- **DATA SUPPLIED**:
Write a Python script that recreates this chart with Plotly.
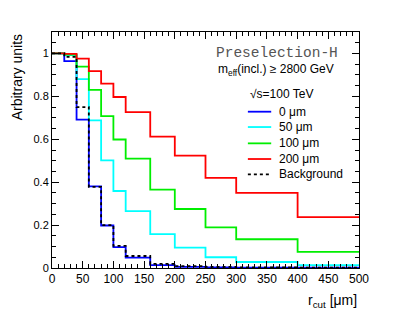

==

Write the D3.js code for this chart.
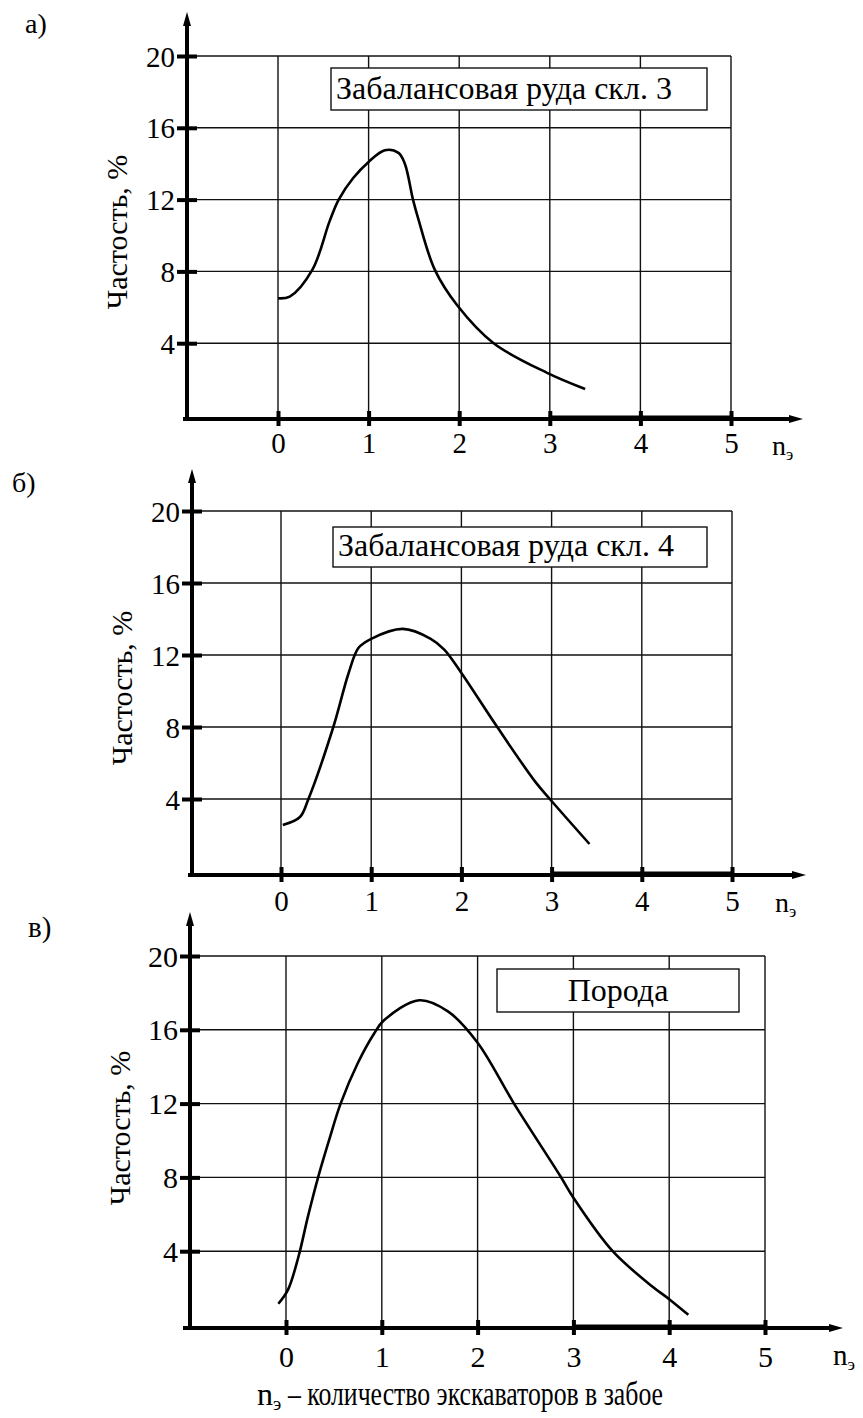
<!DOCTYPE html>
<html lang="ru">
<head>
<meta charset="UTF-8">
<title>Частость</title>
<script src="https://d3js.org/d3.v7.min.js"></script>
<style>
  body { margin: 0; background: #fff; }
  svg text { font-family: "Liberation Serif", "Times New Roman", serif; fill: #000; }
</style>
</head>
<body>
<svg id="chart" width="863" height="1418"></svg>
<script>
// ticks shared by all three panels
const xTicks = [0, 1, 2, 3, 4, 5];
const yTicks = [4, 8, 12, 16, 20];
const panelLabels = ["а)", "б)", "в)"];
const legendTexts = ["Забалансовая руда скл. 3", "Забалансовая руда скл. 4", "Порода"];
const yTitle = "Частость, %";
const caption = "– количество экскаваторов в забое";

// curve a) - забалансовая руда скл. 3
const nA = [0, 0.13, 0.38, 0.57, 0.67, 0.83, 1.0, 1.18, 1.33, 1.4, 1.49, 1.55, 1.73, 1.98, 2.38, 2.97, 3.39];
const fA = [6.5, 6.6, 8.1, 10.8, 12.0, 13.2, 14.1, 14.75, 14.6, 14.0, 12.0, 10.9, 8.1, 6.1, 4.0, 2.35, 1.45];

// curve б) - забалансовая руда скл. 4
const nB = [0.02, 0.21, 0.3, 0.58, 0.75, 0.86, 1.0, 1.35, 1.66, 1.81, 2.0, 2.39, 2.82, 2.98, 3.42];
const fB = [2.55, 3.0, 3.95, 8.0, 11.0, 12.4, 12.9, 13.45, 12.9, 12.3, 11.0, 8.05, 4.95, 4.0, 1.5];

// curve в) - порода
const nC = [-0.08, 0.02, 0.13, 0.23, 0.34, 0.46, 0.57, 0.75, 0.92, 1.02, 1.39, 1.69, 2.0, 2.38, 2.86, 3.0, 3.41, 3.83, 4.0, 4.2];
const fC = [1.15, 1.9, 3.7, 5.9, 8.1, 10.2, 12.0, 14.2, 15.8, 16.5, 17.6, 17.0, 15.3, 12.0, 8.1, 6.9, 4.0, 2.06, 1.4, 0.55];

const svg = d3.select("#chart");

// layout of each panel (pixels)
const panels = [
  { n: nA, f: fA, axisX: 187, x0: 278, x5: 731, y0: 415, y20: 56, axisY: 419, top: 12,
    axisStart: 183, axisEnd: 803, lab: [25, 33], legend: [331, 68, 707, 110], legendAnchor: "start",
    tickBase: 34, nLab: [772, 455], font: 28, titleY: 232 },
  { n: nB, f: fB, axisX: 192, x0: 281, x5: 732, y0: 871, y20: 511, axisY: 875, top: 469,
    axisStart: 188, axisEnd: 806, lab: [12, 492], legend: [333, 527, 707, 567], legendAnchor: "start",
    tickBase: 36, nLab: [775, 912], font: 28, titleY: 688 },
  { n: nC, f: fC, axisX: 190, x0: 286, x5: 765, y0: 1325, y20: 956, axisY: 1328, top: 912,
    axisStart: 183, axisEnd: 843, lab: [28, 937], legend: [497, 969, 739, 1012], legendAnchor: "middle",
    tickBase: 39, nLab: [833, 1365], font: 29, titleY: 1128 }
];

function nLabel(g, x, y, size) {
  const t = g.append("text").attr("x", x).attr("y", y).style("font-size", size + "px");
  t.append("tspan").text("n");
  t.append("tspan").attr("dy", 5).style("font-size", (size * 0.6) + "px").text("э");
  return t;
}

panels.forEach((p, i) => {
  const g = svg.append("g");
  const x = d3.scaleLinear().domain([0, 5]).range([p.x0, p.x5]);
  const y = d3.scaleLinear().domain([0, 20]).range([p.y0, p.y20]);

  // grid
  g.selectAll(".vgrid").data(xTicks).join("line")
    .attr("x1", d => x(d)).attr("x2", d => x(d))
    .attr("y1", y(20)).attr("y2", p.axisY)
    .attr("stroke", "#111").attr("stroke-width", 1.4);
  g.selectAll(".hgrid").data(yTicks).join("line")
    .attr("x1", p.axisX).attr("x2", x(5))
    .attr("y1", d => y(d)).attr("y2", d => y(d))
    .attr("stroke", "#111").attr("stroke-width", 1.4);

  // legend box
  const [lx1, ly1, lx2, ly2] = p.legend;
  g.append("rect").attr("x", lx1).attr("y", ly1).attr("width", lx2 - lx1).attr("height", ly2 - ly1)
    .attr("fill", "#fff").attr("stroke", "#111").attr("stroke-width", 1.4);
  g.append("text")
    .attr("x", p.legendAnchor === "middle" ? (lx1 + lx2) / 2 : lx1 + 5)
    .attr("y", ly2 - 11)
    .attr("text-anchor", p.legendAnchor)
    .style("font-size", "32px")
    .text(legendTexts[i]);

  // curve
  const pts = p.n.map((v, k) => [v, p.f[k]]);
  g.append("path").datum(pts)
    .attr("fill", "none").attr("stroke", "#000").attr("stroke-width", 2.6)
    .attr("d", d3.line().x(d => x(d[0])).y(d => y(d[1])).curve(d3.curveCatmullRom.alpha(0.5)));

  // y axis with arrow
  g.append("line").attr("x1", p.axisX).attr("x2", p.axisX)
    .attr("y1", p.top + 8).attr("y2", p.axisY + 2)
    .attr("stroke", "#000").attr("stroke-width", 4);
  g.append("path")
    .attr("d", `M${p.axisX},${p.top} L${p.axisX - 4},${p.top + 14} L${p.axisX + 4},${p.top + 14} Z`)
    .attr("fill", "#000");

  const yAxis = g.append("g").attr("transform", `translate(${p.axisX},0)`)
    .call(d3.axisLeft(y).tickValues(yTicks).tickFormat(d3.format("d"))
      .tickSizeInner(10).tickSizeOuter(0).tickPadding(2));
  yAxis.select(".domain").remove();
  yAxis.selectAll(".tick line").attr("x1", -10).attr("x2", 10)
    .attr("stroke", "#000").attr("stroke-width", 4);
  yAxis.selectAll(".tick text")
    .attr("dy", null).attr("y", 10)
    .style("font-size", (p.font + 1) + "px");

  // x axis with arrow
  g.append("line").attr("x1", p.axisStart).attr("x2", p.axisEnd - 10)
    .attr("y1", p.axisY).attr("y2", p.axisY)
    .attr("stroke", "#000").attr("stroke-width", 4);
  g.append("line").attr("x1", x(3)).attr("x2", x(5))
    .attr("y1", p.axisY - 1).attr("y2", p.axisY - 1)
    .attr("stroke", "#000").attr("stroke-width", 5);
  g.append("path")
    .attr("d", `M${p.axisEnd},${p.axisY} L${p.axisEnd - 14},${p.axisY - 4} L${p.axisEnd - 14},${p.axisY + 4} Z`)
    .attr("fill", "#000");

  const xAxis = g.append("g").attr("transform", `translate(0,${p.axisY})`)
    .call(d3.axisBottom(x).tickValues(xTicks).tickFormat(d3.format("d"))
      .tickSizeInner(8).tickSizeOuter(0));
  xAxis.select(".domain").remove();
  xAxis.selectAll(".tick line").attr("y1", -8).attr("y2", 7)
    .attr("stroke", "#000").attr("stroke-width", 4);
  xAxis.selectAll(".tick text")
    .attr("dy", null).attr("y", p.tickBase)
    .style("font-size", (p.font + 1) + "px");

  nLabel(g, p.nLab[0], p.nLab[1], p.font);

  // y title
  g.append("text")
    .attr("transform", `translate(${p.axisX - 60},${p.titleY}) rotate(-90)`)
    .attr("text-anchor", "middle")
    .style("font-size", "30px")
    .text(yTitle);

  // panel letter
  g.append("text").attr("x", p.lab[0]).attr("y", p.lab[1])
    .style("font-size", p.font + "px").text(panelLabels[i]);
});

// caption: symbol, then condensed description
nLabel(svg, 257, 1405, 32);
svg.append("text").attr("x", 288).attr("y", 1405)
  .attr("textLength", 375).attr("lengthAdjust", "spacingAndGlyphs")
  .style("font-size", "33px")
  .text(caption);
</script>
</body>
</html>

- **AIM OF THE EXERCISE**:
In the listing above, find the line with "Write the D3.js code for this chart." and the line with "4.95, 4.0, 1.5];". Copy exactly those lines and all between them, minus the images.

- **RESPONSE**:
Write the D3.js code for this chart.
<!DOCTYPE html>
<html lang="ru">
<head>
<meta charset="UTF-8">
<title>Частость</title>
<script src="https://d3js.org/d3.v7.min.js"></script>
<style>
  body { margin: 0; background: #fff; }
  svg text { font-family: "Liberation Serif", "Times New Roman", serif; fill: #000; }
</style>
</head>
<body>
<svg id="chart" width="863" height="1418"></svg>
<script>
// ticks shared by all three panels
const xTicks = [0, 1, 2, 3, 4, 5];
const yTicks = [4, 8, 12, 16, 20];
const panelLabels = ["а)", "б)", "в)"];
const legendTexts = ["Забалансовая руда скл. 3", "Забалансовая руда скл. 4", "Порода"];
const yTitle = "Частость, %";
const caption = "– количество экскаваторов в забое";

// curve a) - забалансовая руда скл. 3
const nA = [0, 0.13, 0.38, 0.57, 0.67, 0.83, 1.0, 1.18, 1.33, 1.4, 1.49, 1.55, 1.73, 1.98, 2.38, 2.97, 3.39];
const fA = [6.5, 6.6, 8.1, 10.8, 12.0, 13.2, 14.1, 14.75, 14.6, 14.0, 12.0, 10.9, 8.1, 6.1, 4.0, 2.35, 1.45];

// curve б) - забалансовая руда скл. 4
const nB = [0.02, 0.21, 0.3, 0.58, 0.75, 0.86, 1.0, 1.35, 1.66, 1.81, 2.0, 2.39, 2.82, 2.98, 3.42];
const fB = [2.55, 3.0, 3.95, 8.0, 11.0, 12.4, 12.9, 13.45, 12.9, 12.3, 11.0, 8.05, 4.95, 4.0, 1.5];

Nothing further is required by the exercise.